→ **WRITTEN EXERCISE**
Write the material out again in full, word for word. Do not include the pictures.
□ □ □ □ □ □ □
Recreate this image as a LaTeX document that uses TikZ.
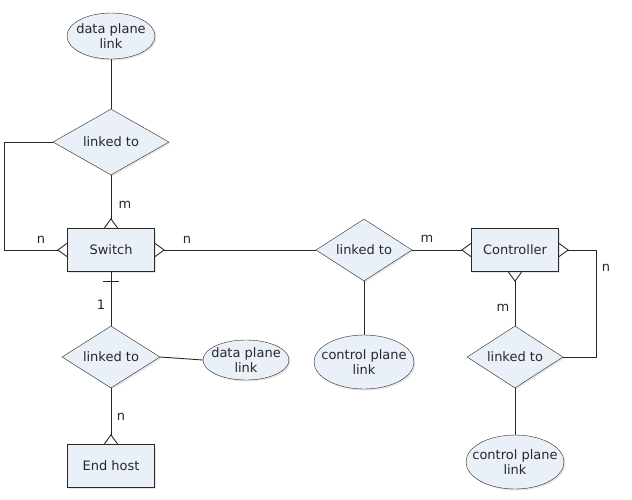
\documentclass[tikz,border=0pt]{standalone}
\usepackage{fontspec}
\setmainfont{DejaVu Sans}
\usepackage{xcolor}
\usetikzlibrary{arrows.meta,shapes.geometric,shadows}
\definecolor{erfill}{RGB}{234, 240, 248}
\definecolor{erline}{RGB}{40, 40, 40}

\tikzset{
  erbase/.style={draw=erline, fill=erfill, text=erline, font=\fontsize{13}{15}\selectfont,
    drop shadow={shadow xshift=1.5pt, shadow yshift=-1.5pt, opacity=0.2}},
  entity/.style={erbase, rectangle, minimum width=87pt, minimum height=43pt, inner sep=0pt},
  relation/.style={erbase, diamond, aspect=1.55, inner sep=0pt},
  attrib/.style={erbase, ellipse, inner xsep=-10pt, inner ysep=-5pt, align=center,
    font=\fontsize{13}{15}\selectfont},
  card/.style={text=erline, font=\fontsize{13}{15}\selectfont},
  link/.style={draw=erline, line width=0.9pt},
  crow/.tip={Straight Barb[reversed, length=9pt, width=13pt, line width=0.9pt]}
}

\begin{document}
\begin{tikzpicture}[x=1pt, y=-1pt]
      \useasboundingbox (0,0) rectangle (632,499);
      % entities
      \node[entity] (sw)  at (111,250) {Switch};
      \node[entity] (ctl) at (515,250) {Controller};
      \node[entity] (eh)  at (111,466) {End host};
      % relations
      \node[relation, minimum width=116pt, minimum height=66pt] (ltTop)  at (111,142) {linked to};
      \node[relation, minimum width=96pt, minimum height=62pt]  (ltMid)  at (364,250) {linked to};
      \node[relation, minimum width=96pt, minimum height=62pt]  (ltCtl)  at (515,357) {linked to};
      \node[relation, minimum width=98pt, minimum height=62pt]  (ltHost) at (111,357) {linked to};
      % attributes
      \node[attrib, minimum width=88pt, minimum height=46pt]  (dplTop)  at (111,36)  {data plane\\link};
      \node[attrib, minimum width=100pt, minimum height=54pt] (cplMid)  at (364,362) {control plane\\link};
      \node[attrib, minimum width=98pt, minimum height=54pt]  (cplCtl)  at (515,462) {control plane\\link};
      \node[attrib, minimum width=86pt, minimum height=40pt]  (dplHost) at (246,360) {data plane\\link};
      % loop corners
      \coordinate (loopSw)  at (4,142);
      \coordinate (loopCtl) at (596,250);

      \draw[link] (dplTop) -- (ltTop);
      \draw[link, -crow] (ltTop) -- (sw);
      \draw[link, -crow] (ltTop.west) -- (loopSw) |- (sw.west);
      \draw[link, crow-] (sw.east) -- (ltMid.west);
      \draw[link, -crow] (ltMid.east) -- (ctl.west);
      \draw[link] (ltMid) -- (cplMid);
      \draw[link, crow-] (ctl.south) -- (ltCtl.north);
      \draw[link, crow-] (ctl.east) -- (loopCtl) |- (ltCtl.east);
      \draw[link] (ltCtl) -- (cplCtl);
      \draw[link] (sw.south) -- (ltHost.north);
      \draw[link] ([xshift=-8pt, yshift=-10pt]sw.south) -- ([xshift=8pt, yshift=-10pt]sw.south);
      \draw[link] (ltHost.east) -- (dplHost.west);
      \draw[link, -crow] (ltHost.south) -- (eh.north);

      % cardinalities
      \node[card] (cTop)   at (125,205) {m};
      \node[card] (cLoop)  at (41,240)  {n};
      \node[card] (cSwR)   at (187,240) {n};
      \node[card] (cCtlL)  at (427,239) {m};
      \node[card] (cCtlB)  at (503,308) {m};
      \node[card] (cCtlR)  at (606,268) {n};
      \node[card] (cOne)   at (101,305) {1};
      \node[card] (cHost)  at (121,417) {n};
    \end{tikzpicture}
\end{document}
□ □ □ □ □ □ □
→ **FULL OUTPUT**
Recreate this image as a LaTeX document that uses TikZ.
\documentclass[tikz,border=0pt]{standalone}
\usepackage{fontspec}
\setmainfont{DejaVu Sans}
\usepackage{xcolor}
\usetikzlibrary{arrows.meta,shapes.geometric,shadows}
\definecolor{erfill}{RGB}{234, 240, 248}
\definecolor{erline}{RGB}{40, 40, 40}

\tikzset{
  erbase/.style={draw=erline, fill=erfill, text=erline, font=\fontsize{13}{15}\selectfont,
    drop shadow={shadow xshift=1.5pt, shadow yshift=-1.5pt, opacity=0.2}},
  entity/.style={erbase, rectangle, minimum width=87pt, minimum height=43pt, inner sep=0pt},
  relation/.style={erbase, diamond, aspect=1.55, inner sep=0pt},
  attrib/.style={erbase, ellipse, inner xsep=-10pt, inner ysep=-5pt, align=center,
    font=\fontsize{13}{15}\selectfont},
  card/.style={text=erline, font=\fontsize{13}{15}\selectfont},
  link/.style={draw=erline, line width=0.9pt},
  crow/.tip={Straight Barb[reversed, length=9pt, width=13pt, line width=0.9pt]}
}

\begin{document}
\begin{tikzpicture}[x=1pt, y=-1pt]
      \useasboundingbox (0,0) rectangle (632,499);
      % entities
      \node[entity] (sw)  at (111,250) {Switch};
      \node[entity] (ctl) at (515,250) {Controller};
      \node[entity] (eh)  at (111,466) {End host};
      % relations
      \node[relation, minimum width=116pt, minimum height=66pt] (ltTop)  at (111,142) {linked to};
      \node[relation, minimum width=96pt, minimum height=62pt]  (ltMid)  at (364,250) {linked to};
      \node[relation, minimum width=96pt, minimum height=62pt]  (ltCtl)  at (515,357) {linked to};
      \node[relation, minimum width=98pt, minimum height=62pt]  (ltHost) at (111,357) {linked to};
      % attributes
      \node[attrib, minimum width=88pt, minimum height=46pt]  (dplTop)  at (111,36)  {data plane\\link};
      \node[attrib, minimum width=100pt, minimum height=54pt] (cplMid)  at (364,362) {control plane\\link};
      \node[attrib, minimum width=98pt, minimum height=54pt]  (cplCtl)  at (515,462) {control plane\\link};
      \node[attrib, minimum width=86pt, minimum height=40pt]  (dplHost) at (246,360) {data plane\\link};
      % loop corners
      \coordinate (loopSw)  at (4,142);
      \coordinate (loopCtl) at (596,250);

      \draw[link] (dplTop) -- (ltTop);
      \draw[link, -crow] (ltTop) -- (sw);
      \draw[link, -crow] (ltTop.west) -- (loopSw) |- (sw.west);
      \draw[link, crow-] (sw.east) -- (ltMid.west);
      \draw[link, -crow] (ltMid.east) -- (ctl.west);
      \draw[link] (ltMid) -- (cplMid);
      \draw[link, crow-] (ctl.south) -- (ltCtl.north);
      \draw[link, crow-] (ctl.east) -- (loopCtl) |- (ltCtl.east);
      \draw[link] (ltCtl) -- (cplCtl);
      \draw[link] (sw.south) -- (ltHost.north);
      \draw[link] ([xshift=-8pt, yshift=-10pt]sw.south) -- ([xshift=8pt, yshift=-10pt]sw.south);
      \draw[link] (ltHost.east) -- (dplHost.west);
      \draw[link, -crow] (ltHost.south) -- (eh.north);

      % cardinalities
      \node[card] (cTop)   at (125,205) {m};
      \node[card] (cLoop)  at (41,240)  {n};
      \node[card] (cSwR)   at (187,240) {n};
      \node[card] (cCtlL)  at (427,239) {m};
      \node[card] (cCtlB)  at (503,308) {m};
      \node[card] (cCtlR)  at (606,268) {n};
      \node[card] (cOne)   at (101,305) {1};
      \node[card] (cHost)  at (121,417) {n};
    \end{tikzpicture}
\end{document}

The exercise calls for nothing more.